:: AIM OF THE EXERCISE ::
Leave out the pictures and repeat the rest of the material exactly.

— START GIVEN DATA —

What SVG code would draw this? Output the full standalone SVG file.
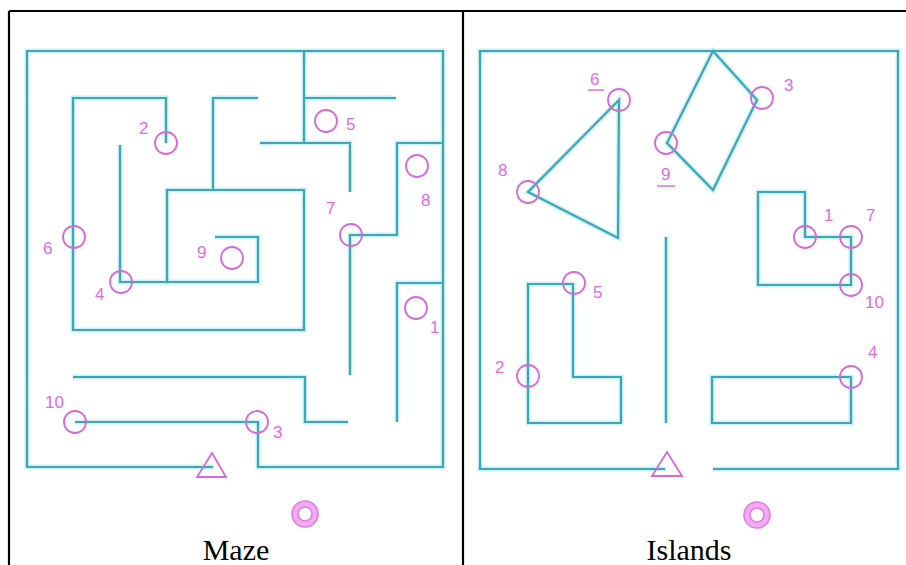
<svg xmlns="http://www.w3.org/2000/svg" width="906" height="565" viewBox="0 0 906 565">
<style>
.halo{fill:none;stroke:#c8f1f6;stroke-width:5;stroke-linejoin:miter}
.wall{fill:none;stroke:#40a6b3;stroke-width:2.2;stroke-linejoin:miter}
.pt{fill:none;stroke:#d56ad5;stroke-width:1.8}
.lb{font-family:"Liberation Sans",Arial,sans-serif;font-size:17px;fill:#e06ce0}
.ul{stroke:#e06ce0;stroke-width:1.5}
.goal{fill:none;stroke:#f3aaf3;stroke-width:6}
.goal-edge{fill:none;stroke:#e27ce2;stroke-width:1.6}
.start{fill:none;stroke:#d56ad5;stroke-width:1.8}
.cap{font-family:"Liberation Serif","Times New Roman",serif;font-size:30px;fill:#000;text-anchor:middle}
.frame{stroke:#000;stroke-width:2.2}
</style>
<rect width="906" height="565" fill="#fff"/>
<g id="frame">
<line class="frame" x1="9" y1="11" x2="906" y2="11"/>
<line class="frame" x1="9" y1="11" x2="9" y2="565"/>
<line class="frame" x1="463" y1="11" x2="463" y2="565"/>
</g>
<g id="connectors">
<g id="maze-walls">
<path class="halo" d="M75,422 H258 V467 H443 V51 H27 V467 H213 M304,51 V143 M260,143 H350 V192 M304,98 H396 M166,143 V98 H73 V330 H304 V190 H167 V282 M120,145 V282 H258 V237 H215 M213,190 V98 H258 M350,375 V235 H397 V143 H443 M443,283 H397 V422 M73,377 H305 V422 H348"/>
<path class="wall" d="M75,422 H258 V467 H443 V51 H27 V467 H213 M304,51 V143 M260,143 H350 V192 M304,98 H396 M166,143 V98 H73 V330 H304 V190 H167 V282 M120,145 V282 H258 V237 H215 M213,190 V98 H258 M350,375 V235 H397 V143 H443 M443,283 H397 V422 M73,377 H305 V422 H348"/>
</g>
<g id="island-walls">
<path class="halo" d="M665,469 H480 V51 H898 V469 H713 M619,100 L528,192 L618,238 Z M713,51 L757,100 L713,190 L667,143 Z M666,237 V423 M758,192 H805 V237 H851 V285 H758 Z M528,284 H573 V377 H621 V423 H528 Z M712,377 H851 V423 H712 Z"/>
<path class="wall" d="M665,469 H480 V51 H898 V469 H713 M619,100 L528,192 L618,238 Z M713,51 L757,100 L713,190 L667,143 Z M666,237 V423 M758,192 H805 V237 H851 V285 H758 Z M528,284 H573 V377 H621 V423 H528 Z M712,377 H851 V423 H712 Z"/>
</g>
</g>
<g id="maze">
<g id="m1"><circle class="pt" cx="416" cy="308" r="11"/><text class="lb" x="430" y="333">1</text></g>
<g id="m2"><circle class="pt" cx="166" cy="143" r="11"/><text class="lb" x="139" y="134">2</text></g>
<g id="m3"><circle class="pt" cx="257" cy="422" r="11"/><text class="lb" x="273" y="438">3</text></g>
<g id="m4"><circle class="pt" cx="121" cy="282" r="11"/><text class="lb" x="95" y="300">4</text></g>
<g id="m5"><circle class="pt" cx="326" cy="121" r="11"/><text class="lb" x="346" y="130">5</text></g>
<g id="m6"><circle class="pt" cx="74" cy="237" r="11"/><text class="lb" x="43" y="254">6</text></g>
<g id="m7"><circle class="pt" cx="351" cy="235" r="11"/><text class="lb" x="326" y="214">7</text></g>
<g id="m8"><circle class="pt" cx="417" cy="166" r="11"/><text class="lb" x="421" y="206">8</text></g>
<g id="m9"><circle class="pt" cx="232" cy="258" r="11"/><text class="lb" x="197" y="258">9</text></g>
<g id="m10"><circle class="pt" cx="75" cy="422" r="11"/><text class="lb" x="45" y="408">10</text></g>
<g id="m-start"><path class="start" d="M212,453 L226,477 L197,477 Z"/></g>
<g id="m-goal"><circle class="goal" cx="305" cy="514" r="10"/><circle class="goal-edge" cx="305" cy="514" r="13"/><circle class="goal-edge" cx="305" cy="514" r="7"/></g>
<text class="cap" x="236" y="560">Maze</text>
</g>
<g id="islands">
<g id="i1"><circle class="pt" cx="805" cy="237" r="11"/><text class="lb" x="824" y="221">1</text></g>
<g id="i2"><circle class="pt" cx="528" cy="376" r="11"/><text class="lb" x="495" y="373">2</text></g>
<g id="i3"><circle class="pt" cx="762" cy="98" r="11"/><text class="lb" x="784" y="91">3</text></g>
<g id="i4"><circle class="pt" cx="851" cy="377" r="11"/><text class="lb" x="868" y="358">4</text></g>
<g id="i5"><circle class="pt" cx="574" cy="283" r="11"/><text class="lb" x="593" y="298">5</text></g>
<g id="i6"><circle class="pt" cx="619" cy="100" r="11"/><text class="lb" x="590" y="85">6</text><line class="ul" x1="588" y1="90" x2="604" y2="90"/></g>
<g id="i7"><circle class="pt" cx="851" cy="237" r="11"/><text class="lb" x="866" y="221">7</text></g>
<g id="i8"><circle class="pt" cx="528" cy="192" r="11"/><text class="lb" x="498" y="176">8</text></g>
<g id="i9"><circle class="pt" cx="666" cy="143" r="11"/><text class="lb" x="661" y="180">9</text><line class="ul" x1="657" y1="186" x2="675" y2="186"/></g>
<g id="i10"><circle class="pt" cx="851" cy="285" r="11"/><text class="lb" x="865" y="308">10</text></g>
<g id="i-start"><path class="start" d="M667,452 L682,476 L652,476 Z"/></g>
<g id="i-goal"><circle class="goal" cx="757" cy="515" r="10"/><circle class="goal-edge" cx="757" cy="515" r="13"/><circle class="goal-edge" cx="757" cy="515" r="7"/></g>
<text class="cap" x="689" y="560">Islands</text>
</g>
</svg>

— END GIVEN DATA —

:: WRITTEN REPLY ::
What SVG code would draw this? Output the full standalone SVG file.
<svg xmlns="http://www.w3.org/2000/svg" width="906" height="565" viewBox="0 0 906 565">
<style>
.halo{fill:none;stroke:#c8f1f6;stroke-width:5;stroke-linejoin:miter}
.wall{fill:none;stroke:#40a6b3;stroke-width:2.2;stroke-linejoin:miter}
.pt{fill:none;stroke:#d56ad5;stroke-width:1.8}
.lb{font-family:"Liberation Sans",Arial,sans-serif;font-size:17px;fill:#e06ce0}
.ul{stroke:#e06ce0;stroke-width:1.5}
.goal{fill:none;stroke:#f3aaf3;stroke-width:6}
.goal-edge{fill:none;stroke:#e27ce2;stroke-width:1.6}
.start{fill:none;stroke:#d56ad5;stroke-width:1.8}
.cap{font-family:"Liberation Serif","Times New Roman",serif;font-size:30px;fill:#000;text-anchor:middle}
.frame{stroke:#000;stroke-width:2.2}
</style>
<rect width="906" height="565" fill="#fff"/>
<g id="frame">
<line class="frame" x1="9" y1="11" x2="906" y2="11"/>
<line class="frame" x1="9" y1="11" x2="9" y2="565"/>
<line class="frame" x1="463" y1="11" x2="463" y2="565"/>
</g>
<g id="connectors">
<g id="maze-walls">
<path class="halo" d="M75,422 H258 V467 H443 V51 H27 V467 H213 M304,51 V143 M260,143 H350 V192 M304,98 H396 M166,143 V98 H73 V330 H304 V190 H167 V282 M120,145 V282 H258 V237 H215 M213,190 V98 H258 M350,375 V235 H397 V143 H443 M443,283 H397 V422 M73,377 H305 V422 H348"/>
<path class="wall" d="M75,422 H258 V467 H443 V51 H27 V467 H213 M304,51 V143 M260,143 H350 V192 M304,98 H396 M166,143 V98 H73 V330 H304 V190 H167 V282 M120,145 V282 H258 V237 H215 M213,190 V98 H258 M350,375 V235 H397 V143 H443 M443,283 H397 V422 M73,377 H305 V422 H348"/>
</g>
<g id="island-walls">
<path class="halo" d="M665,469 H480 V51 H898 V469 H713 M619,100 L528,192 L618,238 Z M713,51 L757,100 L713,190 L667,143 Z M666,237 V423 M758,192 H805 V237 H851 V285 H758 Z M528,284 H573 V377 H621 V423 H528 Z M712,377 H851 V423 H712 Z"/>
<path class="wall" d="M665,469 H480 V51 H898 V469 H713 M619,100 L528,192 L618,238 Z M713,51 L757,100 L713,190 L667,143 Z M666,237 V423 M758,192 H805 V237 H851 V285 H758 Z M528,284 H573 V377 H621 V423 H528 Z M712,377 H851 V423 H712 Z"/>
</g>
</g>
<g id="maze">
<g id="m1"><circle class="pt" cx="416" cy="308" r="11"/><text class="lb" x="430" y="333">1</text></g>
<g id="m2"><circle class="pt" cx="166" cy="143" r="11"/><text class="lb" x="139" y="134">2</text></g>
<g id="m3"><circle class="pt" cx="257" cy="422" r="11"/><text class="lb" x="273" y="438">3</text></g>
<g id="m4"><circle class="pt" cx="121" cy="282" r="11"/><text class="lb" x="95" y="300">4</text></g>
<g id="m5"><circle class="pt" cx="326" cy="121" r="11"/><text class="lb" x="346" y="130">5</text></g>
<g id="m6"><circle class="pt" cx="74" cy="237" r="11"/><text class="lb" x="43" y="254">6</text></g>
<g id="m7"><circle class="pt" cx="351" cy="235" r="11"/><text class="lb" x="326" y="214">7</text></g>
<g id="m8"><circle class="pt" cx="417" cy="166" r="11"/><text class="lb" x="421" y="206">8</text></g>
<g id="m9"><circle class="pt" cx="232" cy="258" r="11"/><text class="lb" x="197" y="258">9</text></g>
<g id="m10"><circle class="pt" cx="75" cy="422" r="11"/><text class="lb" x="45" y="408">10</text></g>
<g id="m-start"><path class="start" d="M212,453 L226,477 L197,477 Z"/></g>
<g id="m-goal"><circle class="goal" cx="305" cy="514" r="10"/><circle class="goal-edge" cx="305" cy="514" r="13"/><circle class="goal-edge" cx="305" cy="514" r="7"/></g>
<text class="cap" x="236" y="560">Maze</text>
</g>
<g id="islands">
<g id="i1"><circle class="pt" cx="805" cy="237" r="11"/><text class="lb" x="824" y="221">1</text></g>
<g id="i2"><circle class="pt" cx="528" cy="376" r="11"/><text class="lb" x="495" y="373">2</text></g>
<g id="i3"><circle class="pt" cx="762" cy="98" r="11"/><text class="lb" x="784" y="91">3</text></g>
<g id="i4"><circle class="pt" cx="851" cy="377" r="11"/><text class="lb" x="868" y="358">4</text></g>
<g id="i5"><circle class="pt" cx="574" cy="283" r="11"/><text class="lb" x="593" y="298">5</text></g>
<g id="i6"><circle class="pt" cx="619" cy="100" r="11"/><text class="lb" x="590" y="85">6</text><line class="ul" x1="588" y1="90" x2="604" y2="90"/></g>
<g id="i7"><circle class="pt" cx="851" cy="237" r="11"/><text class="lb" x="866" y="221">7</text></g>
<g id="i8"><circle class="pt" cx="528" cy="192" r="11"/><text class="lb" x="498" y="176">8</text></g>
<g id="i9"><circle class="pt" cx="666" cy="143" r="11"/><text class="lb" x="661" y="180">9</text><line class="ul" x1="657" y1="186" x2="675" y2="186"/></g>
<g id="i10"><circle class="pt" cx="851" cy="285" r="11"/><text class="lb" x="865" y="308">10</text></g>
<g id="i-start"><path class="start" d="M667,452 L682,476 L652,476 Z"/></g>
<g id="i-goal"><circle class="goal" cx="757" cy="515" r="10"/><circle class="goal-edge" cx="757" cy="515" r="13"/><circle class="goal-edge" cx="757" cy="515" r="7"/></g>
<text class="cap" x="689" y="560">Islands</text>
</g>
</svg>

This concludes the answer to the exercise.